◆ **Written request**: Write every line out verbatim and omit the pictures.

◆ **Material**:
***
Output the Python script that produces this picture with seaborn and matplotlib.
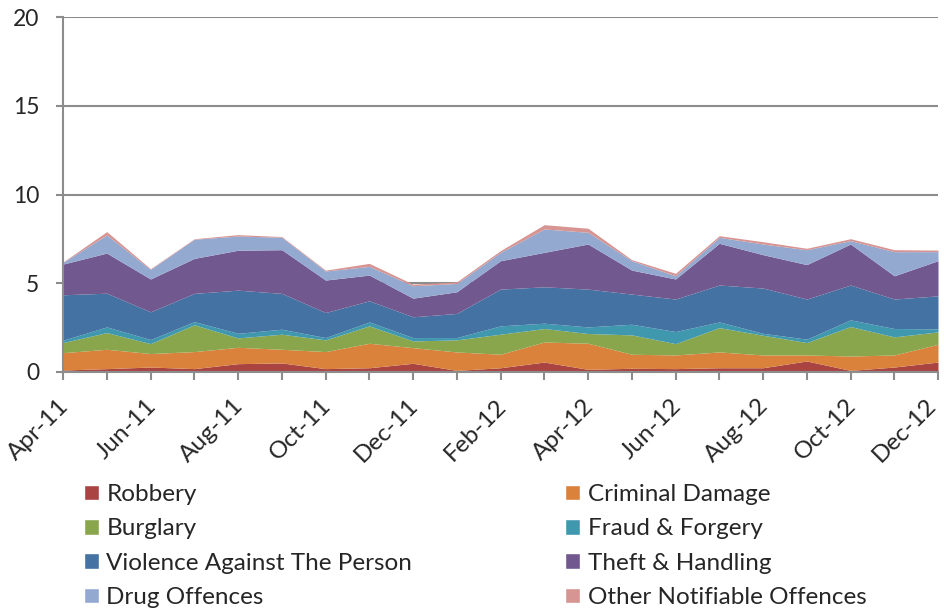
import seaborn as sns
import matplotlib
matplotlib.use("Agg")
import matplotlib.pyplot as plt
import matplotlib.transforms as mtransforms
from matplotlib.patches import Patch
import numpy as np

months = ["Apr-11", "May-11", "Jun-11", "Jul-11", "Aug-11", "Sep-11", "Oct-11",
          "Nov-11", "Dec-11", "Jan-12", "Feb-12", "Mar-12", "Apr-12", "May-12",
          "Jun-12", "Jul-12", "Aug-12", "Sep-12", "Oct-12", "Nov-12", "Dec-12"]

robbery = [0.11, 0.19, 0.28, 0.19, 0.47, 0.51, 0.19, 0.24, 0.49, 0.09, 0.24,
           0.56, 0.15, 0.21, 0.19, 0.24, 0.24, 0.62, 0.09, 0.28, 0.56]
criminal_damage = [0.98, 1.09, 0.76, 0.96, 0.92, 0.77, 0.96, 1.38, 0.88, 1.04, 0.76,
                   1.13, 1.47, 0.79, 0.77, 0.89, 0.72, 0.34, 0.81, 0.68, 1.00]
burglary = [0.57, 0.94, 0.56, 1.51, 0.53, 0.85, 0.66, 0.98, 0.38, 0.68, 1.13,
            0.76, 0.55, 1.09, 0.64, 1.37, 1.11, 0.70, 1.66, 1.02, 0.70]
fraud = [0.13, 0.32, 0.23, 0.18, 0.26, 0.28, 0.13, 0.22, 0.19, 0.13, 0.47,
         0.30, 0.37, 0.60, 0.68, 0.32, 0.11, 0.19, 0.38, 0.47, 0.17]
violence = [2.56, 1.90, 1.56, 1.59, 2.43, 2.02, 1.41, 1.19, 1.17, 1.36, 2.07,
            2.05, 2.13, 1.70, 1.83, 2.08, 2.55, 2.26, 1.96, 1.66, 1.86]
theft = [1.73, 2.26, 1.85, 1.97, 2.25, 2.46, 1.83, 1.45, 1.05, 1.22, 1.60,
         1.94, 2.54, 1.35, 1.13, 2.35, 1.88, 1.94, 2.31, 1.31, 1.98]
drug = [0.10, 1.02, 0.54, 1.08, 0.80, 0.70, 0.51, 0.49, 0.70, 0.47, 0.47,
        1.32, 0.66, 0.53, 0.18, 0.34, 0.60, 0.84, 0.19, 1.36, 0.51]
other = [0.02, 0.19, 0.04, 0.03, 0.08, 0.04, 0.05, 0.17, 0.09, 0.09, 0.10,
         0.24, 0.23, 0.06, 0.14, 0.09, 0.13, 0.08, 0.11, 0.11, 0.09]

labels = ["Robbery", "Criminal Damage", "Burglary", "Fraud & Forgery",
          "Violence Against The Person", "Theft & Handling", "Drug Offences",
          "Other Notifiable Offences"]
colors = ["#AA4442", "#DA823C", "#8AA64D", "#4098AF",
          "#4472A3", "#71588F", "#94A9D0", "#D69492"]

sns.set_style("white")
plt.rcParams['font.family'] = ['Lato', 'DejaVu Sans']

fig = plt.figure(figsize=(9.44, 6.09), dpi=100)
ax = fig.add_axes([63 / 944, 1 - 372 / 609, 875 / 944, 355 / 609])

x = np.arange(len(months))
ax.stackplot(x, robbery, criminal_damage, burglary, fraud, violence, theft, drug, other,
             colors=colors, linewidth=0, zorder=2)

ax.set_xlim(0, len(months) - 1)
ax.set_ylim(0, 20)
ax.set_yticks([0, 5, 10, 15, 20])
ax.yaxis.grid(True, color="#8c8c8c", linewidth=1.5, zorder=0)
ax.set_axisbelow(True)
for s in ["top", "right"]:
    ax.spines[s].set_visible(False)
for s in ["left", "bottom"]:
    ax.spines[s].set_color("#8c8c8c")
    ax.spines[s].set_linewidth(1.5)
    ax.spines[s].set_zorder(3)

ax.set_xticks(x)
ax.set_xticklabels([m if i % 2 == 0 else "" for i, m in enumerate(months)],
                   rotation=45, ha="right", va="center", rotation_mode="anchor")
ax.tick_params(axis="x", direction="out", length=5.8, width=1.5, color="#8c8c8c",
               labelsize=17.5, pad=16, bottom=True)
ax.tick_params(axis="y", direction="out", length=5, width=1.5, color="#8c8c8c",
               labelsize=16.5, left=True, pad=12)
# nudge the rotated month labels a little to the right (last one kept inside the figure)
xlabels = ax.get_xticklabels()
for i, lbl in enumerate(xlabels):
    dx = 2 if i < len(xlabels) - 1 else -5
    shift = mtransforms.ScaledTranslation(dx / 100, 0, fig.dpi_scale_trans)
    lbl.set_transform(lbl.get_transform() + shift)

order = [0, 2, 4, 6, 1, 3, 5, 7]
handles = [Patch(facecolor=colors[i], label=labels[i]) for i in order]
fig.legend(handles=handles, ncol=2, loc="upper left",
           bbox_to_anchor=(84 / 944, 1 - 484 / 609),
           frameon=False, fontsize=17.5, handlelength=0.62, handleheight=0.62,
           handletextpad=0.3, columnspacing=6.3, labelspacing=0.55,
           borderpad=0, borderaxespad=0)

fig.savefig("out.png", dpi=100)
***
◆ **Correct result**:
Output the Python script that produces this picture with seaborn and matplotlib.
import seaborn as sns
import matplotlib
matplotlib.use("Agg")
import matplotlib.pyplot as plt
import matplotlib.transforms as mtransforms
from matplotlib.patches import Patch
import numpy as np

months = ["Apr-11", "May-11", "Jun-11", "Jul-11", "Aug-11", "Sep-11", "Oct-11",
          "Nov-11", "Dec-11", "Jan-12", "Feb-12", "Mar-12", "Apr-12", "May-12",
          "Jun-12", "Jul-12", "Aug-12", "Sep-12", "Oct-12", "Nov-12", "Dec-12"]

robbery = [0.11, 0.19, 0.28, 0.19, 0.47, 0.51, 0.19, 0.24, 0.49, 0.09, 0.24,
           0.56, 0.15, 0.21, 0.19, 0.24, 0.24, 0.62, 0.09, 0.28, 0.56]
criminal_damage = [0.98, 1.09, 0.76, 0.96, 0.92, 0.77, 0.96, 1.38, 0.88, 1.04, 0.76,
                   1.13, 1.47, 0.79, 0.77, 0.89, 0.72, 0.34, 0.81, 0.68, 1.00]
burglary = [0.57, 0.94, 0.56, 1.51, 0.53, 0.85, 0.66, 0.98, 0.38, 0.68, 1.13,
            0.76, 0.55, 1.09, 0.64, 1.37, 1.11, 0.70, 1.66, 1.02, 0.70]
fraud = [0.13, 0.32, 0.23, 0.18, 0.26, 0.28, 0.13, 0.22, 0.19, 0.13, 0.47,
         0.30, 0.37, 0.60, 0.68, 0.32, 0.11, 0.19, 0.38, 0.47, 0.17]
violence = [2.56, 1.90, 1.56, 1.59, 2.43, 2.02, 1.41, 1.19, 1.17, 1.36, 2.07,
            2.05, 2.13, 1.70, 1.83, 2.08, 2.55, 2.26, 1.96, 1.66, 1.86]
theft = [1.73, 2.26, 1.85, 1.97, 2.25, 2.46, 1.83, 1.45, 1.05, 1.22, 1.60,
         1.94, 2.54, 1.35, 1.13, 2.35, 1.88, 1.94, 2.31, 1.31, 1.98]
drug = [0.10, 1.02, 0.54, 1.08, 0.80, 0.70, 0.51, 0.49, 0.70, 0.47, 0.47,
        1.32, 0.66, 0.53, 0.18, 0.34, 0.60, 0.84, 0.19, 1.36, 0.51]
other = [0.02, 0.19, 0.04, 0.03, 0.08, 0.04, 0.05, 0.17, 0.09, 0.09, 0.10,
         0.24, 0.23, 0.06, 0.14, 0.09, 0.13, 0.08, 0.11, 0.11, 0.09]

labels = ["Robbery", "Criminal Damage", "Burglary", "Fraud & Forgery",
          "Violence Against The Person", "Theft & Handling", "Drug Offences",
          "Other Notifiable Offences"]
colors = ["#AA4442", "#DA823C", "#8AA64D", "#4098AF",
          "#4472A3", "#71588F", "#94A9D0", "#D69492"]

sns.set_style("white")
plt.rcParams['font.family'] = ['Lato', 'DejaVu Sans']

fig = plt.figure(figsize=(9.44, 6.09), dpi=100)
ax = fig.add_axes([63 / 944, 1 - 372 / 609, 875 / 944, 355 / 609])

x = np.arange(len(months))
ax.stackplot(x, robbery, criminal_damage, burglary, fraud, violence, theft, drug, other,
             colors=colors, linewidth=0, zorder=2)

ax.set_xlim(0, len(months) - 1)
ax.set_ylim(0, 20)
ax.set_yticks([0, 5, 10, 15, 20])
ax.yaxis.grid(True, color="#8c8c8c", linewidth=1.5, zorder=0)
ax.set_axisbelow(True)
for s in ["top", "right"]:
    ax.spines[s].set_visible(False)
for s in ["left", "bottom"]:
    ax.spines[s].set_color("#8c8c8c")
    ax.spines[s].set_linewidth(1.5)
    ax.spines[s].set_zorder(3)

ax.set_xticks(x)
ax.set_xticklabels([m if i % 2 == 0 else "" for i, m in enumerate(months)],
                   rotation=45, ha="right", va="center", rotation_mode="anchor")
ax.tick_params(axis="x", direction="out", length=5.8, width=1.5, color="#8c8c8c",
               labelsize=17.5, pad=16, bottom=True)
ax.tick_params(axis="y", direction="out", length=5, width=1.5, color="#8c8c8c",
               labelsize=16.5, left=True, pad=12)
# nudge the rotated month labels a little to the right (last one kept inside the figure)
xlabels = ax.get_xticklabels()
for i, lbl in enumerate(xlabels):
    dx = 2 if i < len(xlabels) - 1 else -5
    shift = mtransforms.ScaledTranslation(dx / 100, 0, fig.dpi_scale_trans)
    lbl.set_transform(lbl.get_transform() + shift)

order = [0, 2, 4, 6, 1, 3, 5, 7]
handles = [Patch(facecolor=colors[i], label=labels[i]) for i in order]
fig.legend(handles=handles, ncol=2, loc="upper left",
           bbox_to_anchor=(84 / 944, 1 - 484 / 609),
           frameon=False, fontsize=17.5, handlelength=0.62, handleheight=0.62,
           handletextpad=0.3, columnspacing=6.3, labelspacing=0.55,
           borderpad=0, borderaxespad=0)

fig.savefig("out.png", dpi=100)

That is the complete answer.